Dans un communiqué diffusé sur son site internet ce 25 septembre, le mouvement de la France insoumise a estimé que le syndicat Alliance représentait «l'extrême-droite dans la police nationale» et a qualifié l'appel au rassemblement de ce syndicat de «tout à fait contraire aux usages républicains». La famille politique de Jean-Luc Mélenchon fait également savoir, qu'à son sens, cet événement constitue une «fuite en avant» et «une nouvelle preuve du délitement de l’Etat dont les premiers coupables [seraient] Macron et son gouvernement.»

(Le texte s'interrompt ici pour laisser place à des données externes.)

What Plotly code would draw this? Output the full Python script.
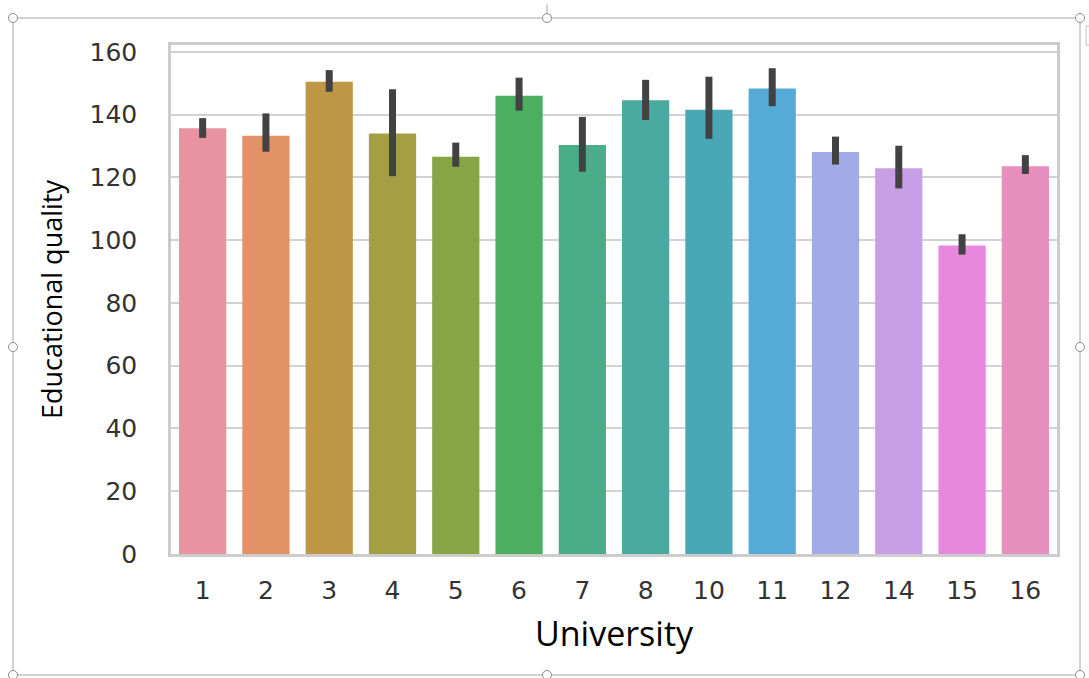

Comment il ferait sans police s'il arrivait à l'Elysée ? Il donne un mauvais exemple politique
Le communiqué explique ensuite : «Nous demandons que l’intégrité de notre siège, des militant.e.s [sic] qui y travaillent et des élu.e.s [sic] qui pourraient s’y trouver, soit garantie. Il va de soi que des agents issus du même corps que ceux qui appellent à manifester contre nous ne peuvent pas être mobilisés pour cette tâche. C’est pourquoi nous demandons au ministre de l’Intérieur et à son préfet à être placé.e.s [sic] sous la protection de la gendarmerie nationale.»
Le Collectif autonome des policiers d'Ile-de-France (CAP-IDF), contacté par RT France, a pour sa part déploré la séparation opérée par la France insoumise entre la police et la gendarmerie : «Mélenchon veut à la fois nous mettre dos à dos avec les citoyens et la gendarmerie en sous-entendant que la police ne le protège pas en tant que Français. Mais d'une part c'est dangereux parce qu'il oppose deux forces de sécurité intérieure et d'autre part, ce n'est pas un comportement digne de quelqu'un qui prétend accéder à la présidence française. Comment il ferait sans police s'il arrivait à l'Elysée ? Il donne un mauvais exemple politique. Et s'il croit rallier les Gilets jaunes à son mouvement politique avec ça, je crois qu'il se met le doigt dans l’œil.»